▶ _Task details_: Tally the lines containing "draws" and report the number alone.
********************
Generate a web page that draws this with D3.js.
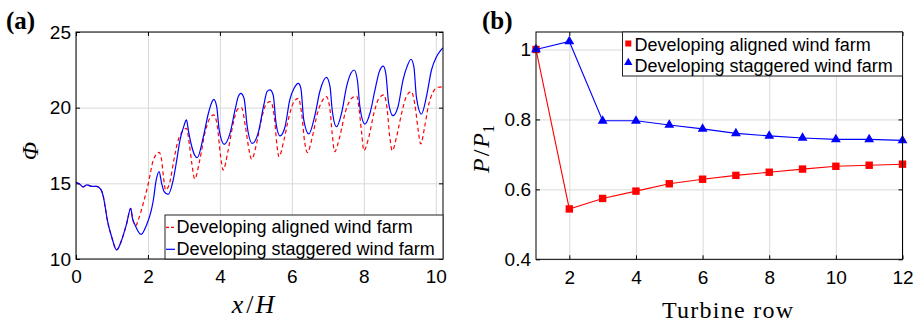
<!DOCTYPE html>
<html>
<head>
<meta charset="utf-8">
<script src="https://cdn.jsdelivr.net/npm/d3@7"></script>
<style>
  body { margin: 0; background: #fff; }
  svg { display: block; }
  .tick text { font-family: "Liberation Sans", Arial, sans-serif; font-size: 19px; fill: #000; }
</style>
</head>
<body>
<div id="chart"></div>
<script>
// ---- panel (a): Phi along x/H ----
const xStaggered = [0, 0.1, 0.2, 0.3, 0.44, 0.57, 0.69, 0.76, 0.81, 0.87, 0.99, 1.13, 1.27, 1.41, 1.52, 1.57, 1.64, 1.81, 1.96, 2.08,
  2.15, 2.22, 2.31, 2.38, 2.45, 2.56, 2.7, 2.8, 2.89, 3.0, 3.07, 3.13, 3.2, 3.3, 3.37, 3.54, 3.68, 3.77, 3.83, 3.91,
  3.98, 4.12, 4.28, 4.42, 4.51, 4.58, 4.67, 4.76, 4.9, 5.06, 5.22, 5.31, 5.39, 5.48, 5.56, 5.67, 5.81, 5.94, 6.06, 6.18,
  6.25, 6.33, 6.47, 6.64, 6.78, 6.96, 7.06, 7.12, 7.24, 7.38, 7.52, 7.64, 7.73, 7.82, 7.89, 8.03, 8.17, 8.31, 8.43, 8.54,
  8.61, 8.69, 8.81, 8.95, 9.09, 9.2, 9.31, 9.39, 9.46, 9.6, 9.74, 9.88, 10.02, 10.13, 10.2];
const phiStaggered = [15.07, 14.95, 14.76, 14.9, 14.8, 14.8, 14.6, 14.12, 13.46, 12.58, 11.47, 10.6, 11.26, 12.36, 13.35, 12.69, 12.25, 11.63, 12.25, 13.1,
  13.9, 15.1, 15.77, 15.0, 14.45, 14.27, 15.2, 16.54, 17.86, 18.8, 19.19, 18.4, 17.6, 16.85, 16.69, 18.08, 19.63, 20.33, 20.55, 20.07,
  18.52, 17.58, 18.3, 19.85, 20.73, 20.95, 20.62, 18.74, 17.64, 18.3, 20.18, 21.06, 21.17, 20.84, 18.96, 18.13, 18.74, 20.5, 21.28, 21.61,
  21.28, 19.19, 18.26, 19.5, 21.1, 22.0, 21.39, 19.85, 18.74, 19.63, 21.39, 22.27, 22.49, 21.83, 20.07, 18.92, 19.63, 21.17, 22.38, 22.75,
  22.27, 20.29, 19.47, 20.07, 21.83, 22.71, 23.2, 22.71, 20.73, 19.58, 20.73, 22.49, 23.37, 23.77, 23.95];

const xAligned = [0, 0.1, 0.2, 0.3, 0.44, 0.57, 0.69, 0.76, 0.81, 0.87, 0.99, 1.13, 1.27, 1.41, 1.52, 1.57, 1.66, 1.73, 1.87, 2.01,
  2.15, 2.31, 2.38, 2.43, 2.49, 2.61, 2.72, 2.84, 2.95, 3.07, 3.15, 3.22, 3.3, 3.44, 3.58, 3.72, 3.83, 3.93, 4.02, 4.09,
  4.23, 4.37, 4.49, 4.6, 4.71, 4.81, 4.88, 5.02, 5.16, 5.3, 5.41, 5.51, 5.59, 5.64, 5.78, 5.92, 6.06, 6.18, 6.27, 6.36,
  6.43, 6.57, 6.71, 6.81, 6.96, 7.06, 7.12, 7.19, 7.33, 7.49, 7.66, 7.8, 7.87, 7.94, 8.0, 8.14, 8.28, 8.42, 8.56, 8.65,
  8.72, 8.79, 8.91, 9.05, 9.18, 9.32, 9.42, 9.51, 9.58, 9.69, 9.79, 9.93, 10.06, 10.2];
const phiAligned = [15.07, 14.95, 14.76, 14.9, 14.8, 14.8, 14.6, 14.12, 13.46, 12.58, 11.47, 10.6, 11.26, 12.36, 13.35, 12.69, 12.2, 12.58, 13.68, 15.0,
  16.54, 17.05, 16.54, 15.44, 14.56, 15.1, 16.54, 17.86, 18.4, 18.64, 17.6, 16.3, 15.29, 16.54, 18.3, 19.3, 19.52, 18.74, 16.76, 15.88,
  17.2, 18.96, 19.89, 20.0, 18.74, 17.2, 16.59, 17.64, 19.3, 20.29, 20.4, 19.41, 17.42, 16.76, 17.86, 19.41, 20.4, 20.62, 19.63, 17.64,
  17.03, 18.08, 19.63, 20.29, 20.73, 19.85, 18.3, 17.09, 18.08, 19.74, 20.62, 20.77, 19.85, 18.3, 17.16, 18.08, 19.63, 20.62, 20.84, 19.85,
  18.08, 17.16, 18.08, 19.63, 20.73, 21.06, 20.18, 18.52, 17.6, 18.74, 20.07, 21.06, 21.35, 21.38];

const xTicksA = [0, 2, 4, 6, 8, 10];
const yTicksA = [10, 15, 20, 25];

// ---- panel (b): P/P1 per turbine row ----
const turbineRows = [1, 2, 3, 4, 5, 6, 7, 8, 9, 10, 11, 12];
const powerAligned = [1.0, 0.544, 0.574, 0.595, 0.616, 0.629, 0.640, 0.649, 0.658, 0.666, 0.669, 0.672];
const powerStaggered = [1.0, 1.023, 0.796, 0.796, 0.784, 0.773, 0.760, 0.753, 0.747, 0.743, 0.743, 0.740];
const xTicksB = [2, 4, 6, 8, 10, 12];
const yTicksB = [0.4, 0.6, 0.8, 1];

const seriesNames = ["Developing aligned wind farm", "Developing staggered wind farm"];

const width = 923, height = 325;
const RED = "#ff0000", BLUE = "#0000ff";

const svg = d3.select("#chart").append("svg")
    .attr("width", width)
    .attr("height", height);

// draws grid, inward ticks on all 4 sides, labels and the box
function drawFrame(x, y, xTicks, yTicks, yFmt, id) {
    const [x0, x1] = x.range();
    const [y0, y1] = y.range(); // y0 bottom, y1 top
    const g = svg.append("g");

    // grid
    g.append("g").attr("transform", `translate(0,${y0})`)
        .call(d3.axisBottom(x).tickValues(xTicks).tickSize(-(y0 - y1)).tickFormat(""))
        .call(s => s.select(".domain").remove())
        .call(s => s.selectAll("line").attr("stroke", "#d9d9d9"));
    g.append("g").attr("transform", `translate(${x0},0)`)
        .call(d3.axisLeft(y).tickValues(yTicks).tickSize(-(x1 - x0)).tickFormat(""))
        .call(s => s.select(".domain").remove())
        .call(s => s.selectAll("line").attr("stroke", "#d9d9d9"));

    // ticks + labels
    g.append("g").attr("transform", `translate(0,${y0})`)
        .call(d3.axisBottom(x).tickValues(xTicks).tickSize(-4).tickPadding(11))
        .call(s => s.select(".domain").remove());
    g.append("g").attr("transform", `translate(0,${y1})`)
        .call(d3.axisTop(x).tickValues(xTicks).tickSize(-4).tickFormat(""))
        .call(s => s.select(".domain").remove());
    g.append("g").attr("transform", `translate(${x0},0)`)
        .call(d3.axisLeft(y).tickValues(yTicks).tickSize(-4).tickPadding(5).tickFormat(yFmt))
        .call(s => s.select(".domain").remove());
    g.append("g").attr("transform", `translate(${x1},0)`)
        .call(d3.axisRight(y).tickValues(yTicks).tickSize(-4).tickFormat(""))
        .call(s => s.select(".domain").remove());

    svg.append("clipPath").attr("id", id)
        .append("rect").attr("x", x0).attr("y", y1).attr("width", x1 - x0).attr("height", y0 - y1);
    return g;
}

function drawBox(x, y) {
    const [x0, x1] = x.range();
    const [y0, y1] = y.range();
    svg.append("rect")
        .attr("x", x0).attr("y", y1)
        .attr("width", x1 - x0).attr("height", y0 - y1)
        .attr("fill", "none").attr("stroke", "#000").attr("stroke-width", 1);
}

// ================= panel (a) =================
const xa = d3.scaleLinear().domain([0, 10.2]).range([76, 443]);
const ya = d3.scaleLinear().domain([10, 25]).range([259, 32]);
drawFrame(xa, ya, xTicksA, yTicksA, d3.format("d"), "clipA");

const lineA = d3.line().curve(d3.curveMonotoneX);
svg.append("path")
    .attr("clip-path", "url(#clipA)")
    .attr("d", lineA(xAligned.map((v, i) => [xa(v), ya(phiAligned[i])])))
    .attr("fill", "none").attr("stroke", RED).attr("stroke-width", 1.2)
    .attr("stroke-dasharray", "4,3");
svg.append("path")
    .attr("clip-path", "url(#clipA)")
    .attr("d", lineA(xStaggered.map((v, i) => [xa(v), ya(phiStaggered[i])])))
    .attr("fill", "none").attr("stroke", BLUE).attr("stroke-width", 1.2);

drawBox(xa, ya);

// legend (a)
const legA = svg.append("g");
legA.append("rect").attr("x", 165).attr("y", 215).attr("width", 278).attr("height", 44)
    .attr("fill", "#fff").attr("stroke", "#222").attr("stroke-width", 1);
legA.append("line").attr("x1", 166).attr("x2", 175).attr("y1", 227.3).attr("y2", 227.3)
    .attr("stroke", RED).attr("stroke-width", 1.2).attr("stroke-dasharray", "3,2");
legA.append("line").attr("x1", 166).attr("x2", 175).attr("y1", 249.3).attr("y2", 249.3)
    .attr("stroke", BLUE).attr("stroke-width", 1.2);
legA.selectAll("text.lg").data(seriesNames).join("text")
    .attr("x", 176.5).attr("y", (d, i) => 233 + i * 21.5)
    .style("font-family", "Liberation Sans, Arial, sans-serif").style("font-size", "18px")
    .text(d => d);

// ================= panel (b) =================
const xb = d3.scaleLinear().domain([1, 12]).range([536, 902.5]);
const yb = d3.scaleLinear().domain([0.4, 1.05]).range([259.3, 32]);
drawFrame(xb, yb, xTicksB, yTicksB, d => d === 1 ? "1" : d3.format(".1f")(d), "clipB");

const lineB = d3.line();
svg.append("path")
    .attr("d", lineB(turbineRows.map((r, i) => [xb(r), yb(powerAligned[i])])))
    .attr("fill", "none").attr("stroke", RED).attr("stroke-width", 1.1);
svg.append("g").selectAll("rect")
    .data(turbineRows.map((r, i) => [r, powerAligned[i]]))
    .join("rect")
    .attr("x", d => xb(d[0]) - 3.7).attr("y", d => yb(d[1]) - 3.7)
    .attr("width", 7.4).attr("height", 7.4).attr("fill", RED);

const tri = d3.symbol().type(d3.symbolTriangle).size(42);
svg.append("path")
    .attr("d", lineB(turbineRows.map((r, i) => [xb(r), yb(powerStaggered[i])])))
    .attr("fill", "none").attr("stroke", BLUE).attr("stroke-width", 1.1);
svg.append("g").selectAll("path")
    .data(turbineRows.map((r, i) => [r, powerStaggered[i]]))
    .join("path")
    .attr("transform", d => `translate(${xb(d[0])},${yb(d[1])})`)
    .attr("d", tri).attr("fill", BLUE);

drawBox(xb, yb);

// legend (b)
const legB = svg.append("g");
legB.append("rect").attr("x", 622.5).attr("y", 32).attr("width", 280).attr("height", 44)
    .attr("fill", "#fff").attr("stroke", "#222").attr("stroke-width", 1);
legB.append("rect").attr("x", 625.3).attr("y", 40.5).attr("width", 6).attr("height", 6).attr("fill", RED);
legB.append("path").attr("transform", "translate(628.3,62.5)")
    .attr("d", d3.symbol().type(d3.symbolTriangle).size(30)).attr("fill", BLUE);
legB.selectAll("text.lg").data(seriesNames).join("text")
    .attr("x", 634.5).attr("y", (d, i) => 50.5 + i * 21.5)
    .style("font-family", "Liberation Sans, Arial, sans-serif").style("font-size", "18px")
    .text(d => d);

// ================= titles =================
const serif = "Liberation Serif, 'Times New Roman', serif";

const xLab = svg.append("text").attr("x", 253).attr("y", 313)
    .attr("text-anchor", "middle")
    .style("font-family", serif).style("font-size", "26px");
xLab.append("tspan").style("font-style", "italic").text("x");
xLab.append("tspan").attr("dx", 3).text("/");
xLab.append("tspan").attr("dx", 2).style("font-style", "italic").text("H");

svg.append("text").attr("x", 727.5).attr("y", 318)
    .attr("text-anchor", "middle")
    .attr("textLength", 131).attr("lengthAdjust", "spacing")
    .style("font-family", serif).style("font-size", "24px")
    .text("Turbine row");

svg.append("text").attr("transform", "translate(38,151) rotate(-90)")
    .attr("text-anchor", "middle")
    .style("font-family", serif).style("font-size", "24px").style("font-style", "italic")
    .text("Φ");

const yLabB = svg.append("text").attr("transform", "translate(489,149) rotate(-90)")
    .attr("text-anchor", "middle")
    .style("font-family", serif).style("font-size", "24px");
yLabB.append("tspan").style("font-style", "italic").text("P");
yLabB.append("tspan").attr("dx", 2).text("/");
yLabB.append("tspan").attr("dx", 2).style("font-style", "italic").text("P");
yLabB.append("tspan").attr("dy", 5).style("font-size", "16px").text("1");

svg.append("text").attr("x", 6).attr("y", 29)
    .style("font-family", serif).style("font-size", "25px").style("font-weight", "bold")
    .text("(a)");
svg.append("text").attr("x", 482).attr("y", 29)
    .style("font-family", serif).style("font-size", "25px").style("font-weight", "bold")
    .text("(b)");
</script>
</body>
</html>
********************
▶ _Answer to the problem_: 2